Мама крутанулась от зеркала, впрыгнула в сапожки и уже в дверях пожелала:
– Удачи на контрах, ни пуха ни пера!
– К черту, – постучал я по косяку, закрыл входную дверь и, нетерпеливо урча, рванул на запах.
В чреве еще горячей духовки покоилась чугунная сковородка, а в ней – моя прелесть! – восхитительное, с золотистой хрустящей корочкой, полукружье запеканки с изюмом. Лет до двадцати пяти лишний холестерин в организме не задерживается, поэтому я смело шмякнул поверх этого великолепия две ложки густой сметаны, посыпал сахаром, и за ушами затрещало.

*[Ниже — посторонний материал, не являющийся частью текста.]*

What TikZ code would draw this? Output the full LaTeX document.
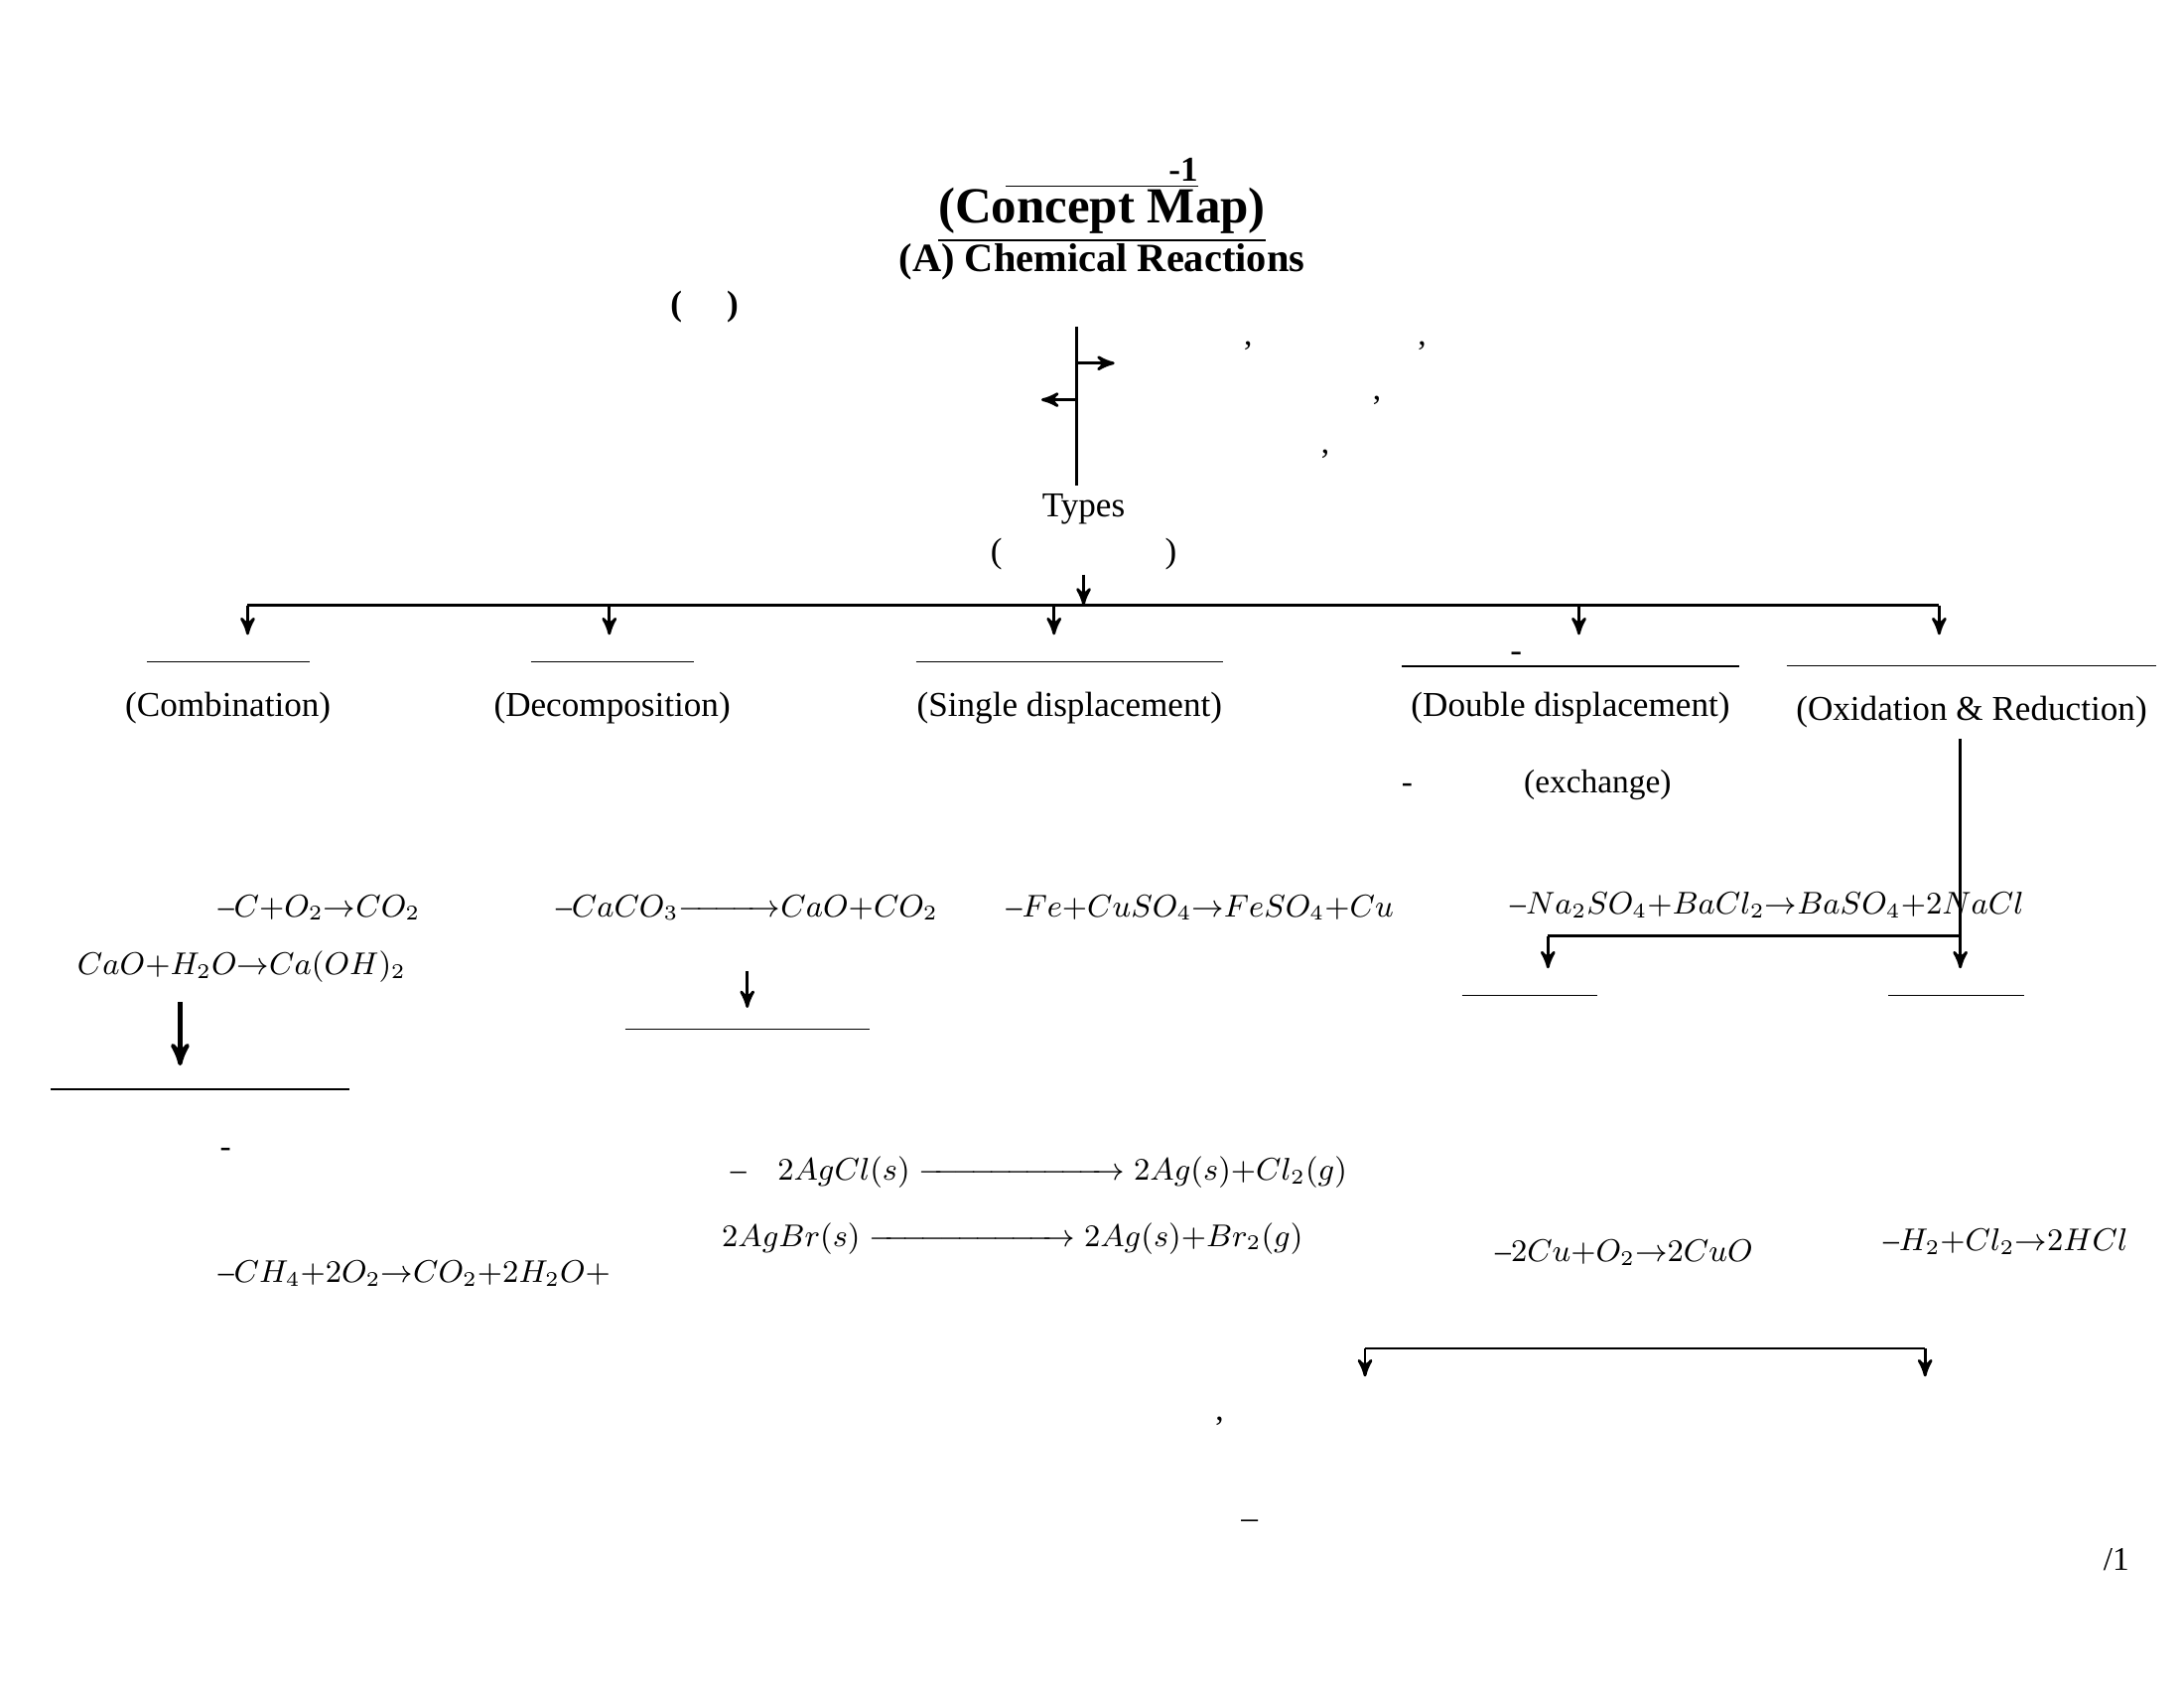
\documentclass[tikz,border=0pt]{standalone}
\usepackage{fontspec}
\setmainfont{Liberation Serif}
\usepackage{amsmath}
\usetikzlibrary{positioning, calc, arrows}

\tikzset{
    txt/.style={align=center, font=\fontsize{9.5}{15.5}\selectfont, inner sep=1pt},
    eqn/.style={txt, font=\fontsize{9}{11}\selectfont},
    head/.style={txt, font=\fontsize{10}{12}\selectfont\bfseries},
    sub/.style={txt, font=\fontsize{10}{12}\selectfont},
    arr/.style={->, >=stealth', thick},
    line/.style={thick}
}
\newcommand{\ul}[1]{\underline{#1}}

\begin{document}
\begin{tikzpicture}[x=0.01418cm, y=-0.01418cm]
    \useasboundingbox (0,0) rectangle (1552,1200);
    % title
    \node[head] (ch) at (783,123) {\ul{अध्याय-1}};
    \node[txt, font=\fontsize{14.5}{16}\selectfont\bfseries] (cm) at (783,153) {\ul{(Concept Map)}};
    \node[head, font=\fontsize{11.5}{13}\selectfont\bfseries] (cr) at (783,186) {(A) Chemical Reactions};
    \node[head] (rs) at (783,218) {( अ ) रासायनिक अभिक्रियाएँ एवं समीकरण};
    \coordinate (top) at (765,232);
    \coordinate (bot) at (765,345);
    \draw[line] (top) -- (bot);
    \coordinate (r0) at (765,258); \coordinate (r1) at (792,258);
    \coordinate (l0) at (765,284); \coordinate (l1) at (740,284);
    \draw[arr] (r0) -- (r1);
    \draw[arr] (l0) -- (l1);
    \node[txt, text width=6.6cm, anchor=north west, align=justify] (def) at (252,240)
        {जब कोई पदार्थ अकेले या किसी दूसरे पदार्थ के साथ क्रिया करके एक या एक से अधिक भिन्न गुण धर्म वाले नए पदार्थ का निर्माण करते हैं।};
    \node[txt, text width=5.3cm, align=left, anchor=north west] (sig) at (826,240)
        {रंग, अवस्था, ताप में परिवर्तन, गैस का निकलना,\\ अवक्षेप का बनना।};
    \node[sub] (ty) at (770,362) {Types};
    \node[sub] (pr) at (770,394) {(प्रकार)};
    \coordinate (pt) at (770,430);
    \draw[arr] (pr) -- (pt);
    % branches
    \coordinate (hl) at (176,430); \coordinate (hr) at (1378,430);
    \draw[line] (hl) -- (hr);
    \foreach \x/\n in {176/a, 433/b, 749/c, 1122/d, 1378/e} {
        \coordinate (s\n) at (\x,430);
        \coordinate (t\n) at (\x,451);
        \draw[arr] (s\n) -- (t\n);
    }
    \foreach \x/\n/\H/\E in {162/a/संयोजन/Combination, 435/b/वियोजन/Decomposition,
                              760/c/एकल विस्थापन/Single displacement, 1116/d/द्वि-विस्थापन/Double displacement} {
        \node[sub] (h\n) at (\x,469) {\ul{\H}};
        \node[sub] (e\n) at (\x,503) {(\E)};
    }
    \node[sub] (he) at (1401,472) {\ul{उपचयन एवं अपचयन}};
    \node[sub] (ee) at (1401,506) {(Oxidation \& Reduction)};
    \node[txt, below=2pt of ea] (da) {जब दो या दो से अधिक\\ पदार्थ संयोग करके नए\\ पदार्थ का निर्माण करते हैं।};
    \node[txt, below=2pt of eb] (db) {जब एक पदार्थ टूट कर दो\\ या दो से अधिक नए\\ पदार्थो का निर्माण करते हैं।};
    \node[txt, below=2pt of ec] (dc) {जब कोई तत्व दूसरे तत्व को उसके\\ यौगिक के विलयन से विस्थापित कर\\ खुद उसका स्थान ले लेता है।};
    \node[txt, below=2pt of ed] (dd) {जब दो यौगिक अपने आयनों की\\ अदला-बदली (exchange) करके दो\\ नए यौगिकों का निर्माण करते हैं।};
    % equations
    \node[eqn, anchor=west] (qa) at (48,645) {उदाहरण–$C{+}O_2{\rightarrow}CO_2$};
    \node[eqn, anchor=west] (qa2) at (52,687) {$CaO{+}H_2O{\rightarrow}Ca(OH)_2$};
    \node[txt, anchor=west] (bj) at (145,721) {बुझा हुआ चूना};
    \coordinate (xa) at (128,712); \coordinate (ya) at (128,757);
    \draw[arr, very thick] (xa) -- (ya);
    \node[head] (ua) at (142,773) {\ul{ऊष्माक्षेपी}};
    \node[txt, below=1pt of ua] (ta) {वैसी अभिक्रिया जिसमें उत्पाद के\\ निर्माण के साथ-साथ ऊष्मा भी\\ उत्पन्न होती है।};
    \node[eqn, anchor=west] (qa3) at (48,905) {उदाहरण–$CH_4{+}2O_2{\rightarrow}CO_2{+}2H_2O{+}$ऊष्मा};
    \node[eqn, anchor=west] (qb) at (288,645) {उदाहरण–$CaCO_3{\xrightarrow{\text{ऊष्मा}}}CaO{+}CO_2$};
    \node[txt] (kc) at (536,676) {कली चूना};
    \coordinate (xb) at (531,690); \coordinate (yb) at (531,716);
    \draw[arr] (xb) -- (yb);
    \node[head] (ub) at (531,730) {\ul{ऊष्माशोषी}};
    \node[txt, below=1pt of ub] (tb) {वैसी अभिक्रिया जिसमें ऊष्मा का\\ अवशोषण होता है।};
    \node[eqn, anchor=west] (qb2) at (412,833) {उदाहरण–\quad $2AgCl(s)\xrightarrow{\text{\tiny सूर्य का प्रकाश}}2Ag(s){+}Cl_2(g)$};
    \node[eqn, anchor=west] (qb3) at (510,880) {$2AgBr(s)\xrightarrow{\text{\tiny सूर्य का प्रकाश}}2Ag(s){+}Br_2(g)$};
    \node[eqn, anchor=west] (qc) at (608,645) {उदाहरण–$Fe{+}CuSO_4{\rightarrow}FeSO_4{+}Cu$};
    \node[eqn, anchor=west] (qd) at (966,643) {उदाहरण–$Na_2SO_4{+}BaCl_2{\rightarrow}BaSO_4{+}2NaCl$};
    % oxidation / reduction
    \coordinate (o0) at (1393,525); \coordinate (o1) at (1393,665);
    \coordinate (o2) at (1100,665); \coordinate (o3) at (1100,688);
    \coordinate (o4) at (1393,688);
    \draw[line] (o0) -- (o1) -- (o2);
    \draw[arr] (o2) -- (o3);
    \draw[arr] (o1) -- (o4);
    \node[head] (uo) at (1087,706) {\ul{उपचयन}};
    \node[txt, below=1pt of uo] (to) {जिसमें किसी तत्व या यौगिक\\ के साथ ऑक्सीजन का संयोग\\ होता है अथवा हाईड्रोजन का\\ ह्रास होता है।};
    \node[eqn] (qo) at (1102,890) {उदाहरण–$2Cu{+}O_2{\rightarrow}2CuO$};
    \node[head] (ur) at (1390,706) {\ul{अपचयन}};
    \node[txt, below=1pt of ur] (tr) {जिसमें किसी तत्व या\\ यौगिक के साथ हाइड्रोजन\\ का योग होता है अथवा\\ ऑक्सीजन का ह्रास होता है।};
    \node[eqn, anchor=east] (qr) at (1515,882) {उदाहरण–$H_2{+}Cl_2{\rightarrow}2HCl$};
    % corrosion / rancidity
    \coordinate (c0) at (970,958); \coordinate (c1) at (1368,958);
    \coordinate (c2) at (970,978); \coordinate (c3) at (1368,978);
    \draw[line] (c0) -- (c1);
    \draw[arr] (c0) -- (c2);
    \draw[arr] (c1) -- (c3);
    \node[head] (hk) at (970,998) {संक्षारण};
    \node[txt, below=1pt of hk] (tk) {धातुएँ वायु, नमी या अम्ल से अभिक्रिया\\ कर अवांछनीय पदार्थों का निर्माण करती हैं।\\ उदाहरण–लोहे में जंग लगना};
    \node[head] (hv) at (1370,1000) {विकृतगंधिता};
    \node[txt, below=1pt of hv] (tv) {जब वसा या तेल उपचयित हो जाते हैं तब\\ उनके गंध एवं स्वाद बदल जाते हैं।};
    \node[txt, anchor=east] (pg) at (1516,1108) {रसायन विज्ञान/1};
\end{tikzpicture}
\end{document}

Из радио донеслись знакомые аккорды, а затем тонкий девичий голосок энергично воскликнул:
– Здравствуйте, ребята!
И сразу за ним уже мальчишечий:
– Слушайте «Пионерскую зорьку»!
– Давайте, пацаны и пацанки, зажгите утро! – откликнулся я с готовностью.
Прихлебывая ароматный чай с лимоном, я наслаждаюсь радио. Не оторваться, честно! Высочайший профессионализм и редкого качества атмосферность. Надо иметь немерено таланта, чтобы на протяжении всего выпуска так поддерживать высокую ноту оптимизма и вливать такой заряд энергии, ни разу при этом не сфальшивив. К концу передачи казалось, что даже подмороженный сумрак за окном тепло подсвечен добрыми ожиданиями. Совершенно неожиданно поймал себя на том, что с задором подпеваю вслух, похлопывая ладонями по столу в такт мелодии: «Буквы разные писать тонким перышком в тетрадь…»[2]
Шмяк. Я почти физически почувствовал, как от души с противным треском оторвалась и улетела куда-то вниз, рассыпаясь, чешуйка цинизма, одна из многих, накопленных за последние десятилетия. Пока только первый фрагмент той брони, что нарастала надо мной из года в год, как ледовый щит Гренландии, отгораживая от живительного тепла этого мира. Приятно щекотнула радость очищения, родственная тому почти животному удовольствию, что возникает в бане после долгого похода, в котором уже привычно не ощущаешь на себе корку из пота и грязи.